This is no way to treat adjunct professors
“A self-ordained professor’s tongue
Too serious to fool
Spouted out that liberty
Is just equality in school
“Equality,” I spoke the word
As if a wedding vow.”
— Bob Dylan, “My Back Pages”
Leave it to the 2016 Nobel laureate to predict more than a half century ago academia’s delicate balance. I wrapped up in May teaching five courses and three independent studies at two colleges. The take-home pay puts me at the poverty level.
With adjuncts responsible for teaching about 70 percent of U.S. college and university classes, we make the biggest impact on classroom experiences. Part-time faculty members earn a small fraction of compensation that their full-time colleagues do for essentially the same work, and almost always no health benefits.
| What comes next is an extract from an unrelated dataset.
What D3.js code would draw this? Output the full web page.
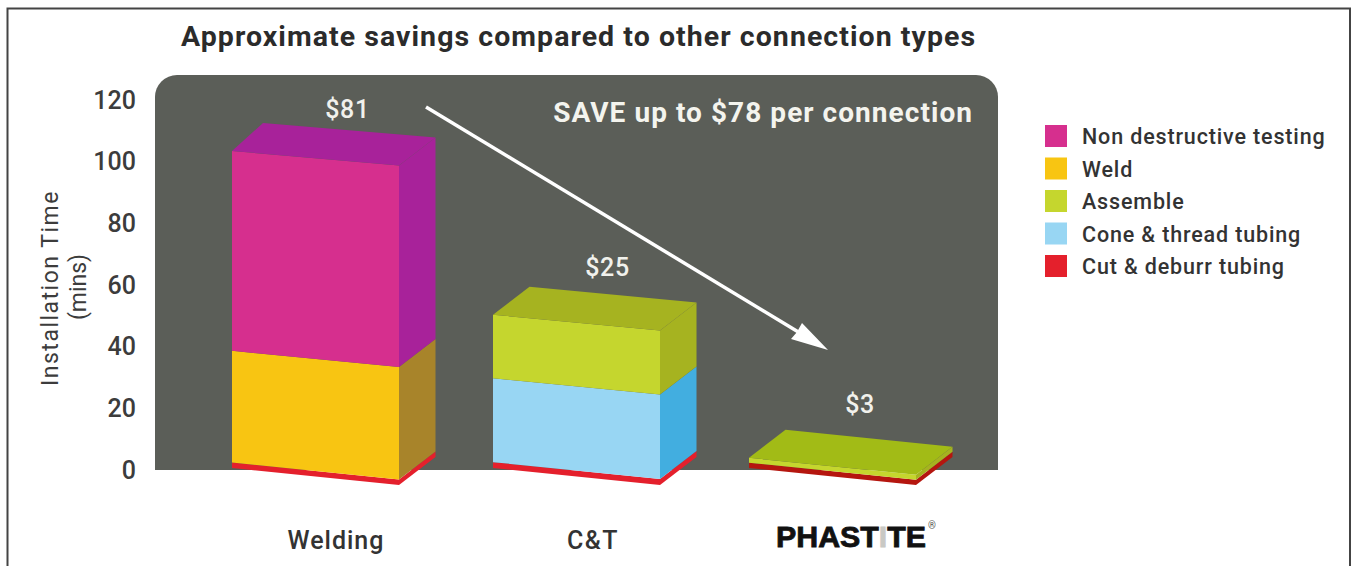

We’re cheap labor, a commodity who come a dime a dozen.
Adjuncts are considered as “contingent” workers, a term sadly accepted by the Association of American University Professors, rather than the essential motor that keeps campuses running. In the classic labor model, contingency suggests workers hired during a strike or lockout.
Last September, the union representing both the part- and full-time faculty of LIU Brooklyn held its ground after two weeks of being locked out without pay or health insurance. The administration tried to lower already-low adjunct salaries to make up for full timers’ negotiated increased compensation. Students complained loudly about classes being taught by unqualified replacements.
Unlike the LIU Brooklyn union, an Association of American University Professors rep at one of my two colleges doesn’t believe there’s strength in numbers if full-timers join forces with the part-timers, a posture clearly focused on protecting their turf — enabled by the administration. A contract clause at NYIT-Manhattan virtually prevents part-timer participation in the contract. Adjuncts must teach three consecutive years of 18 credits annually, which I did in 2015. However, the next spring I taught only one class; JOUR 101 was canceled two months before classes were to begin because the class was a few students short.
In my experience, adjuncts often prepare course plans, only to have courses rescinded the last minute and given to a full-timer whose classes don’t meet student quotas.
Why is it that adjuncts are expected to participate in open house events, without being paid for such time? Why is it that some adjuncts must wait for a full month of teaching in the classroom before receiving their first paycheck?
Unlike full-timers, adjuncts have to pay their own way to participate in out-of-town academic conferences, although we adjuncts teach the lion’s share of the classes.
As much as I admire the aims of the Faculty Forward Network, an activist group that is organizing adjuncts on some campuses, its demand of $15,000 per course — about five times the current pay scale — is ludicrous.
Graduate students are even organizing unions. Do adjuncts have such an inferiority complex to not fathom we needn’t put up with being exploited?
In my experience, tenure-track positions are an anachronism; full-timers who retire or unexpectedly die generally will not be replaced; and hiring these days is often governed by attrition. Of course, it’s the adjuncts who pick up those classes.
Something has to give. When will the part-timers ourselves — a sleeping giant — grasp it’s not us?
Larry Jaffee teaches journalism at St. Joseph’s College and the New York Institute of Technology.